What is most frustrating about this record is how clearly capable this band is. Bassist and vocalist Matt Flegel’s straining voice rarely wears its welcome, similar to The National’s Matt Berninger, yet less theater-esque and more suited to the saloon. The rhythm section is as tight as ever, precise and anxious drumming scattered all over this LP, in a traditional post-punk vein. It’s an atmosphere filled with malaise, privy to the whims of depression and fatigue.

However, the song structures and arrangements don’t complement the instrumentation as well as they could. Take for example, “Fever.” The last song on the album is usually a statement of intent, a bookend to a musical journey. Yet "Fever" leaves you feeling uninspired, a trope-filled indie number that relies on what came before, i.e. “Eyesore” off of Public Strain, with poorer results than the 2010 classic.

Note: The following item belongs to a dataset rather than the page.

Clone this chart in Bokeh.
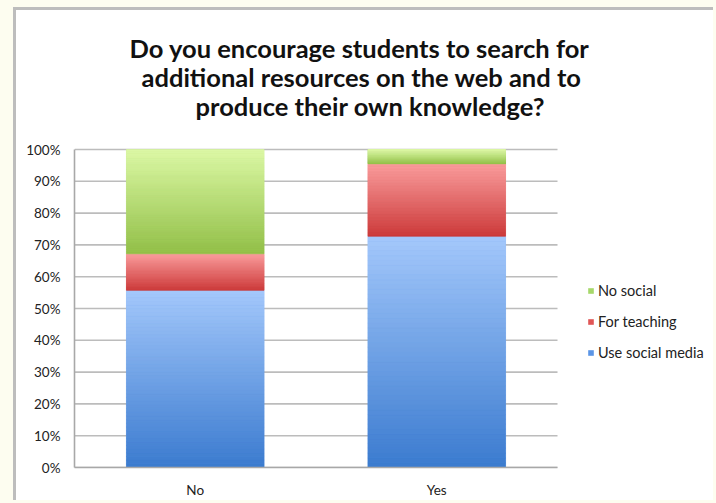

It’s unusually mundane for this normally avant-garde band, and truly disappointing to say the least.

Songs like “Anxiety” show the potential though. The bass riff is killer, blunt and towering over the rest of the song like a warden at watch, while the synth line filters in staggering and dizzy. “Zodiac” has that same sort of riff-enabling catchiness, compelling comparison to both Interpol and Wire in its array of jagged edges. And “Sense” recalls “Penal Colony” or “Venice Lockjaw” with the Flegel brothers in their best moments, melancholy, delirious, full of grace and desolation.

It goes to show how vital a discernible style is on Preoccupations. If your music is happy, it has to be ecstatic. If it’s sad, it should be joyless and despondent, matching the worst moments in life. With this album, it’s stasis, a repeating echo of nothing, and not in a good way too. While well-composed and teeming with good songs, it lacks the flair and panache laden in the best Viet Cong/Women records, and meanders for it.